Nobody likes to fail. Anyone who tells you otherwise is lying, to you and to themselves.
It’s okay to not like failing. You’re not supposed to like it. It’s supposed to suck.
That being said, you can not like failure and still accept it for what it is: a chance to dust yourself off and learn from your experience. Failure is nothing more than a growth opportunity. Sometimes the lessons are painful, but they help you grow.
What am I currently afraid of failing at?
- Getting my brown belt in the Spring
- Becoming a copy editor/proofreader
- Becoming a wellness coach
- Letting go of massage as my main source of income
- Being a good partner in this marriage and a good mama to this dog
- Ever getting any of my work published through anything other than self-publishing
These are just the big ones that come to mind off the top of my head.

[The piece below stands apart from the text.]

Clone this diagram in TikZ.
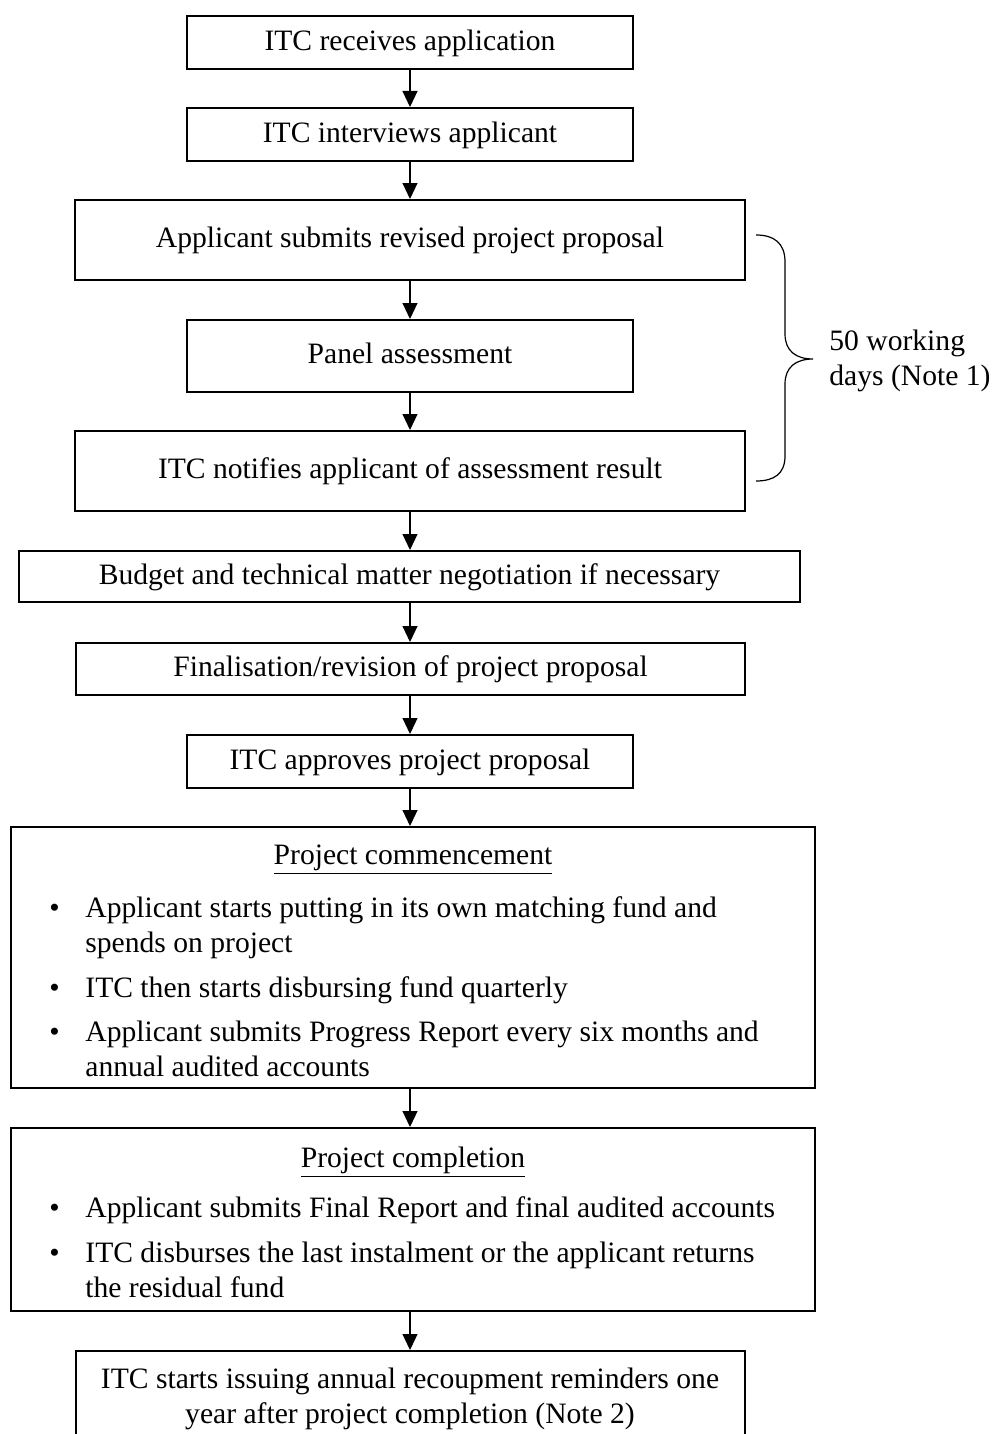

I have an innate ability to worry over just about any kind of perceived failure, realistic or not. A lot of those are fears of the unknown, fear of taking the risk and trying something new. It’s not stopping me from going after them, but the fear is there. The “what if” is always present.
So…what if I fail?
What if any one of those things doesn’t happen? Well, I’d feel sad, even heart-broken. I’d feel angry that I wasted my time, hurt that I wasn’t “good” enough. Frustration that I couldn’t make it work. Possibly some embarrassment. Definitely some self-loathing: after all, I obviously didn’t try hard enough or put in as much effort as I could have.
And then I’d move on.
Granted, some might take longer to move on from than others, but I’d do it. In a couple cases I’d dust myself off and try again, secure in the knowledge that a little hard work will go a long way. Or, I’d re-evaluate my goals given the failure and decide that maybe the reason I failed is because it wasn’t meant for me, and I’d explore something else.
Failure is nothing more or less than a testing of your boundaries, of your talents, of your goals and desires, and your dedication.
It is discovering what is a good fit for you, and what might be better suited to someone else. Failure asks how badly you want something, then it asks you to prove it.
Failure does not pass judgement; we do that. We decided that not being able to do something is bad. Failure just wants us to make a decision: yes, or no? It doesn’t care which we choose. If yes, Failure will teach you to dig deeper and try harder. If no, it teaches the fine art of Letting Go.
So maybe I won’t get my Brown Belt the first time out. I can keep testing until I get there. Maybe I’ll never live up to a grammar Nazi’s expectations, but that doesn’t mean I still can’t help aspiring authors. Maybe the Coaching program I really want to accept me won’t; I’ve got two others who probably will.
You are not a bad person if something didn’t turn out how you thought it would. Pick yourself up, keep at it.
You are not a failure. You are magnificent. And you will succeed.